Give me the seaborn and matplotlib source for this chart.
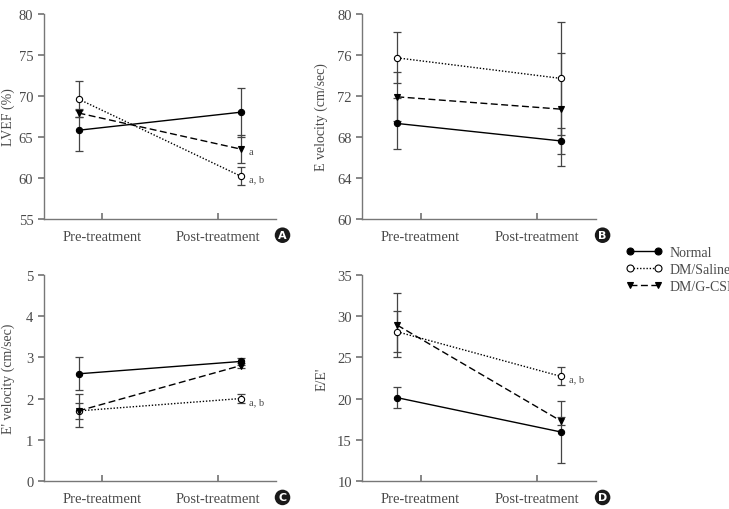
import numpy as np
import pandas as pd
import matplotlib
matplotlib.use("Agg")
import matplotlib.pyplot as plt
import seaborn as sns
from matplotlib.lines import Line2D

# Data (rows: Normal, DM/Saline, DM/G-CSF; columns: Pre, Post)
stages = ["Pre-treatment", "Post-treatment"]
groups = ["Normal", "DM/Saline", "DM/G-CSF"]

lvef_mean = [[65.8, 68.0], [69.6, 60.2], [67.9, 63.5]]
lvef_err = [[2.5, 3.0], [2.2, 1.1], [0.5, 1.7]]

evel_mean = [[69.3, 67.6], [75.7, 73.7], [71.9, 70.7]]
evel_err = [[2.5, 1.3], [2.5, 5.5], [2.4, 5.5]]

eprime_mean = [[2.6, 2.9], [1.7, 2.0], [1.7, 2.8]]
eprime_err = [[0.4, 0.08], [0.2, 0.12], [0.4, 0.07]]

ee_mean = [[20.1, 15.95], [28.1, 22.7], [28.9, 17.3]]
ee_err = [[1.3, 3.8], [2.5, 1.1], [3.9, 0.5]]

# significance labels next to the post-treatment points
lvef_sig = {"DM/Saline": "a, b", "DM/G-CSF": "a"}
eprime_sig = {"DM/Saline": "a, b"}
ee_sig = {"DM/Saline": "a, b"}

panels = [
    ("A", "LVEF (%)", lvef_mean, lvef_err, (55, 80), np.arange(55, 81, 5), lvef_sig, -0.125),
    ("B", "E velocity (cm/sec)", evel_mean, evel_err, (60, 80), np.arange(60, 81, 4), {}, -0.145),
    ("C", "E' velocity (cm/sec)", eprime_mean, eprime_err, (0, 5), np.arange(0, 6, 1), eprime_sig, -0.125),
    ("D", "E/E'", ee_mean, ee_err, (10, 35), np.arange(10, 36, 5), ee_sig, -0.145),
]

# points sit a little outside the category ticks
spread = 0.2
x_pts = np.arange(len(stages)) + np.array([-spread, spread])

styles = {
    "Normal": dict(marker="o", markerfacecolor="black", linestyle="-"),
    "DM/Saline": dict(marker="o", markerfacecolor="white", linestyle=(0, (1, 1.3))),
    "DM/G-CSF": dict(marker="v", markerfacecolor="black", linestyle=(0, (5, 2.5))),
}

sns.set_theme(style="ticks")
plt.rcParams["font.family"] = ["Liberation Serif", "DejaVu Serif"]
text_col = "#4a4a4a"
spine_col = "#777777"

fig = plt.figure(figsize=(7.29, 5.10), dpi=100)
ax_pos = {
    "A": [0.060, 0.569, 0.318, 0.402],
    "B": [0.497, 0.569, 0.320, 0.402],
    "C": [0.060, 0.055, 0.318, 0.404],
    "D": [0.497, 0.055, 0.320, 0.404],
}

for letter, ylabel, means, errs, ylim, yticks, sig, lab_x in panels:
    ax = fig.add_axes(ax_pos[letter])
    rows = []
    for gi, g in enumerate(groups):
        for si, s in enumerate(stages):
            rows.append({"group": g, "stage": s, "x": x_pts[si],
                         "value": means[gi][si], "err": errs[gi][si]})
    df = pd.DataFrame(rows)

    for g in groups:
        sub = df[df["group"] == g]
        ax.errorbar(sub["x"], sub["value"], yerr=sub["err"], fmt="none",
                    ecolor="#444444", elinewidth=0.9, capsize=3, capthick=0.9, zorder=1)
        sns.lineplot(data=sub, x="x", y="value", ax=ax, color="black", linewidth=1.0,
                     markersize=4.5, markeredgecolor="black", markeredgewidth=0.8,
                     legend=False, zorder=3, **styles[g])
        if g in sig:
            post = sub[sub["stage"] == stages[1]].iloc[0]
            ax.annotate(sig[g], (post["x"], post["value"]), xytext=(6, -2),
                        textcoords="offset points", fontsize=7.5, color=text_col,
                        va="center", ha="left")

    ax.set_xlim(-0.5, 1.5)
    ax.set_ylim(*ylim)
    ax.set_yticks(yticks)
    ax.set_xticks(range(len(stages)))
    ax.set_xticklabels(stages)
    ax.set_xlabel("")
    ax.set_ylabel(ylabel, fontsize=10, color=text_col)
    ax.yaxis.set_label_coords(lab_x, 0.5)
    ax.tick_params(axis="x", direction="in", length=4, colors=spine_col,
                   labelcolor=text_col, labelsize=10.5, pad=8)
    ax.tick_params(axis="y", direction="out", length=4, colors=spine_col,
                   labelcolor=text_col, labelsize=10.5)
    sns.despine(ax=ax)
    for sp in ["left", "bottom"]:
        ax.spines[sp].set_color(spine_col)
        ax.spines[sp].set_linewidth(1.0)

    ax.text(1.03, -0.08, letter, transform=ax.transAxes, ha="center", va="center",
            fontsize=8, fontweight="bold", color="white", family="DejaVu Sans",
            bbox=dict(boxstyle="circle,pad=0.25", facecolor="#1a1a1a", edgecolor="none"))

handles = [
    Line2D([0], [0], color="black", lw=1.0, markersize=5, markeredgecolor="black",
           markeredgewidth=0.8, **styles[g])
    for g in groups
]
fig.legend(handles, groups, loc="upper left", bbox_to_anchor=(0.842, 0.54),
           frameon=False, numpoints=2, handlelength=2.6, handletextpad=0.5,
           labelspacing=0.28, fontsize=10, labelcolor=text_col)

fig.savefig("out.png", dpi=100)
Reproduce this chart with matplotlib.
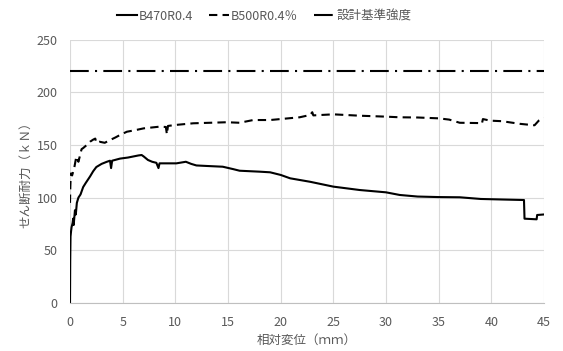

— What you need to do —
From the records above, pick out and copy each line holding the word "chart".

— Solution to the problem —
Give me the seaborn and matplotlib source for this chart.
Reproduce this chart with matplotlib.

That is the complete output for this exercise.